> [WHAT YOU ARE ASKED TO DO] Give the data again exactly as written, skipping any pictures.

** start SOURCE DATA **

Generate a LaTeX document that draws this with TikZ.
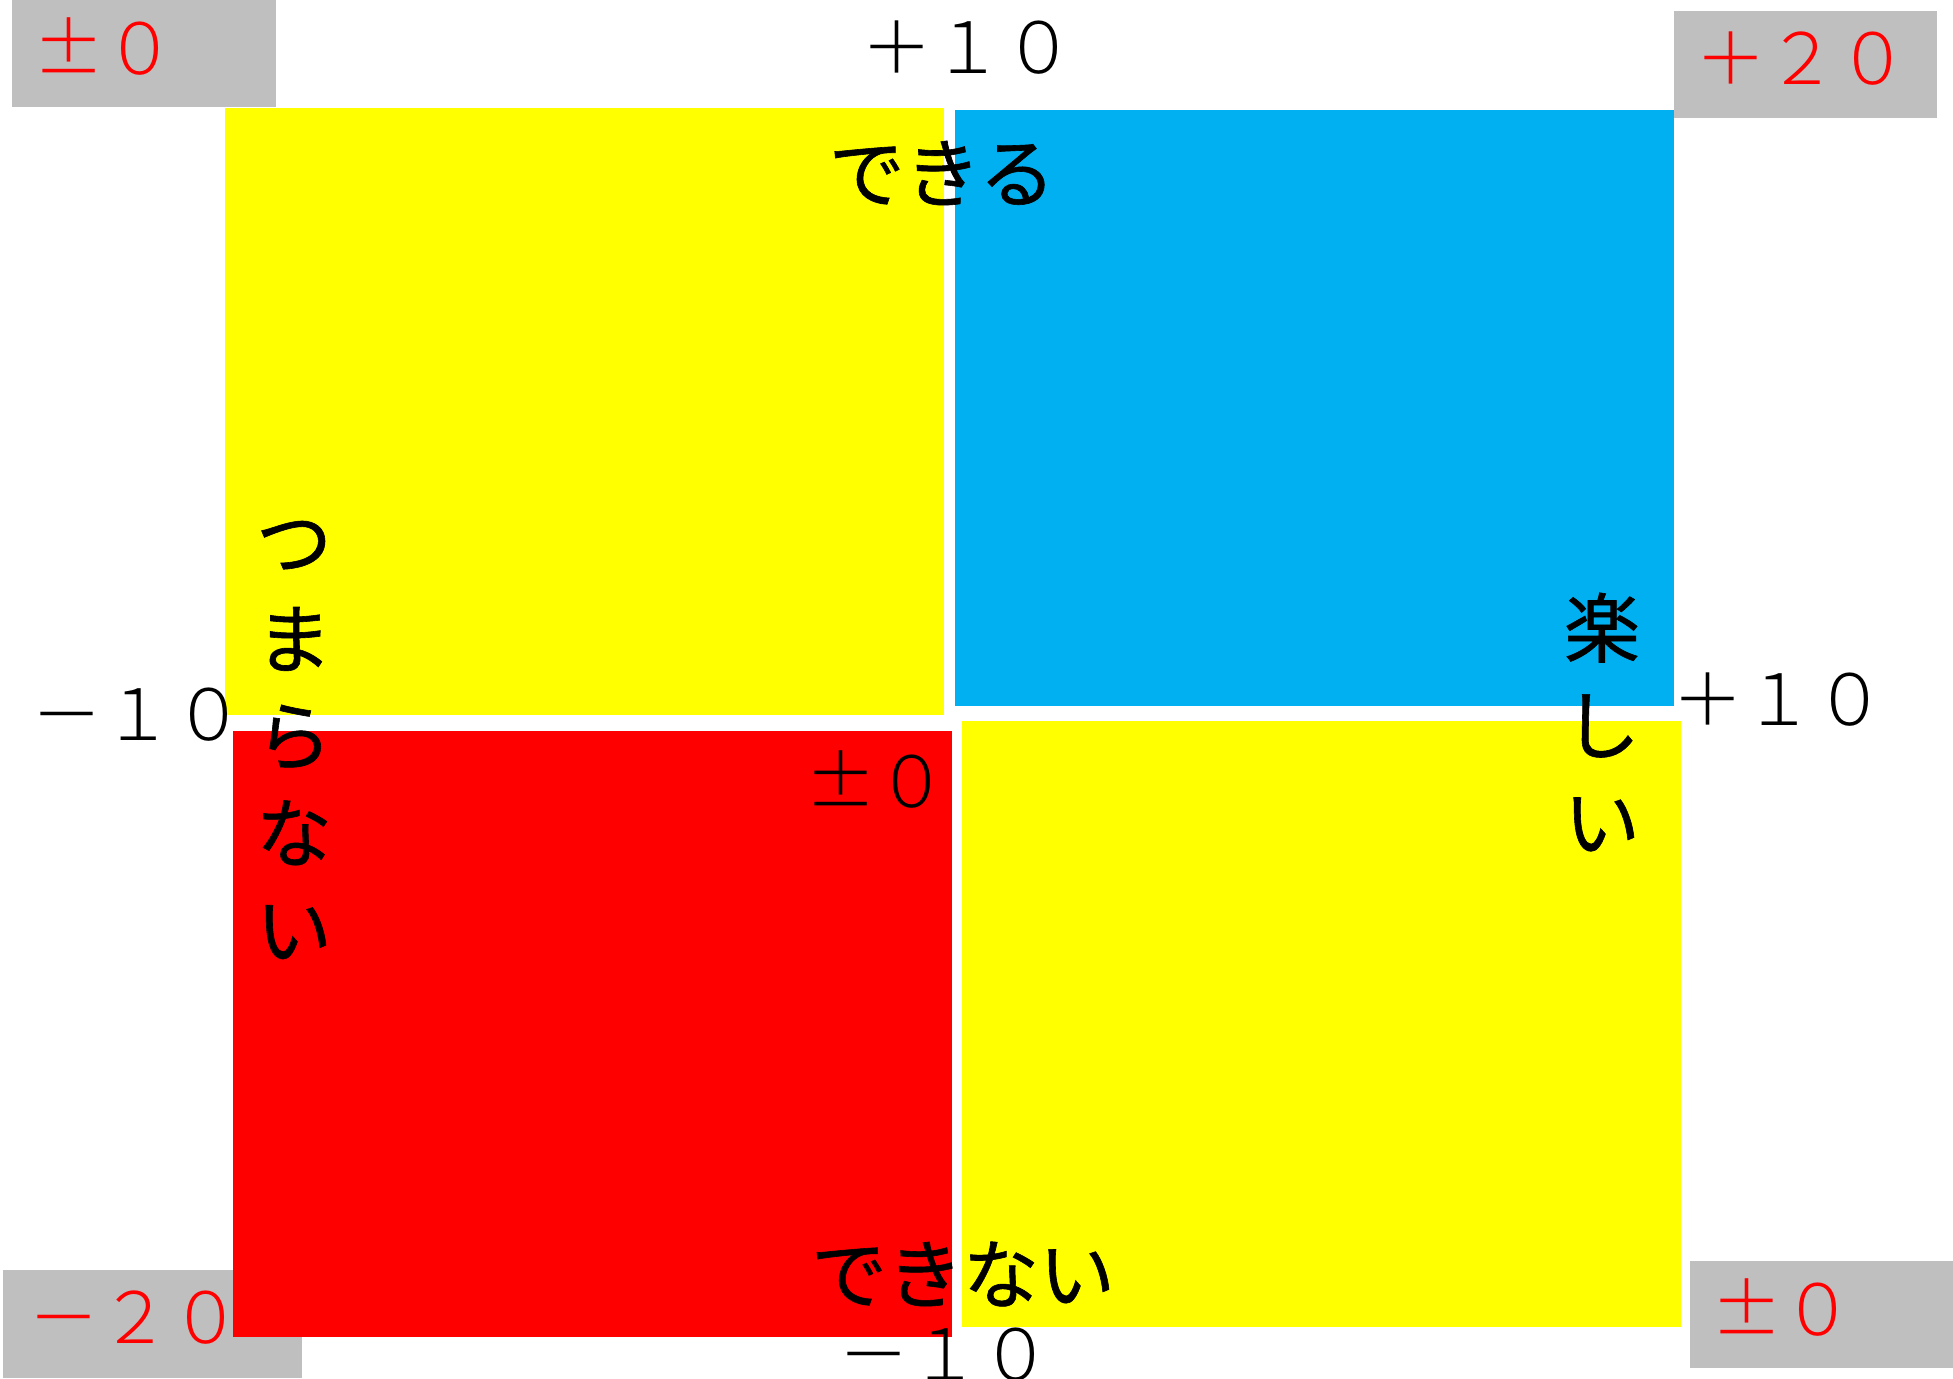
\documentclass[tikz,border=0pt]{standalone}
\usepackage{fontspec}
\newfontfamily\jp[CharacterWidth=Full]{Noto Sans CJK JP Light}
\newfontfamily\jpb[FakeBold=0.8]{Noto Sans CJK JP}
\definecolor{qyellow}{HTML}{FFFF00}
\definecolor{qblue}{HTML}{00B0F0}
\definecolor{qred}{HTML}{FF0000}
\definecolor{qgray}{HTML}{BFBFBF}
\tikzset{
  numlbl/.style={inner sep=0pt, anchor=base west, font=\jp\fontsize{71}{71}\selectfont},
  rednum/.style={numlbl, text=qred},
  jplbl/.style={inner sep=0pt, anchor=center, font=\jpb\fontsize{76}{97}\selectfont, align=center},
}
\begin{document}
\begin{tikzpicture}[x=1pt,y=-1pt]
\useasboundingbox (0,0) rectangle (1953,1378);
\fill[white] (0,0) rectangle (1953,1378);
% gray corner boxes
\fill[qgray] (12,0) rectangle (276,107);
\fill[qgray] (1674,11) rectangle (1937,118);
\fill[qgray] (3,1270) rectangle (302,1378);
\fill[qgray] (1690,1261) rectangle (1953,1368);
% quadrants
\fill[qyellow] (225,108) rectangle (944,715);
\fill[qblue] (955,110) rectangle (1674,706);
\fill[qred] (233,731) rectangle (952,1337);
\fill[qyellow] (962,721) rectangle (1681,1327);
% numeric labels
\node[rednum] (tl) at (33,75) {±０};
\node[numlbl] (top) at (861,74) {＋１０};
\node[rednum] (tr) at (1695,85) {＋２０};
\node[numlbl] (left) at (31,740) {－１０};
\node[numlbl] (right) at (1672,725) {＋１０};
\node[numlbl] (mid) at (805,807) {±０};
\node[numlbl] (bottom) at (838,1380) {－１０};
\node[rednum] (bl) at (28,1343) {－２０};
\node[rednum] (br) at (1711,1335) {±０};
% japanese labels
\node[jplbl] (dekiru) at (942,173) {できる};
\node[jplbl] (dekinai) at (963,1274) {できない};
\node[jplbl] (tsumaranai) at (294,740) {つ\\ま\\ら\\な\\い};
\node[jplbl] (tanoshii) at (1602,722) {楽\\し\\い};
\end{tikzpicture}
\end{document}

** end SOURCE DATA **

> [THE RESULT]
Generate a LaTeX document that draws this with TikZ.
\documentclass[tikz,border=0pt]{standalone}
\usepackage{fontspec}
\newfontfamily\jp[CharacterWidth=Full]{Noto Sans CJK JP Light}
\newfontfamily\jpb[FakeBold=0.8]{Noto Sans CJK JP}
\definecolor{qyellow}{HTML}{FFFF00}
\definecolor{qblue}{HTML}{00B0F0}
\definecolor{qred}{HTML}{FF0000}
\definecolor{qgray}{HTML}{BFBFBF}
\tikzset{
  numlbl/.style={inner sep=0pt, anchor=base west, font=\jp\fontsize{71}{71}\selectfont},
  rednum/.style={numlbl, text=qred},
  jplbl/.style={inner sep=0pt, anchor=center, font=\jpb\fontsize{76}{97}\selectfont, align=center},
}
\begin{document}
\begin{tikzpicture}[x=1pt,y=-1pt]
\useasboundingbox (0,0) rectangle (1953,1378);
\fill[white] (0,0) rectangle (1953,1378);
% gray corner boxes
\fill[qgray] (12,0) rectangle (276,107);
\fill[qgray] (1674,11) rectangle (1937,118);
\fill[qgray] (3,1270) rectangle (302,1378);
\fill[qgray] (1690,1261) rectangle (1953,1368);
% quadrants
\fill[qyellow] (225,108) rectangle (944,715);
\fill[qblue] (955,110) rectangle (1674,706);
\fill[qred] (233,731) rectangle (952,1337);
\fill[qyellow] (962,721) rectangle (1681,1327);
% numeric labels
\node[rednum] (tl) at (33,75) {±０};
\node[numlbl] (top) at (861,74) {＋１０};
\node[rednum] (tr) at (1695,85) {＋２０};
\node[numlbl] (left) at (31,740) {－１０};
\node[numlbl] (right) at (1672,725) {＋１０};
\node[numlbl] (mid) at (805,807) {±０};
\node[numlbl] (bottom) at (838,1380) {－１０};
\node[rednum] (bl) at (28,1343) {－２０};
\node[rednum] (br) at (1711,1335) {±０};
% japanese labels
\node[jplbl] (dekiru) at (942,173) {できる};
\node[jplbl] (dekinai) at (963,1274) {できない};
\node[jplbl] (tsumaranai) at (294,740) {つ\\ま\\ら\\な\\い};
\node[jplbl] (tanoshii) at (1602,722) {楽\\し\\い};
\end{tikzpicture}
\end{document}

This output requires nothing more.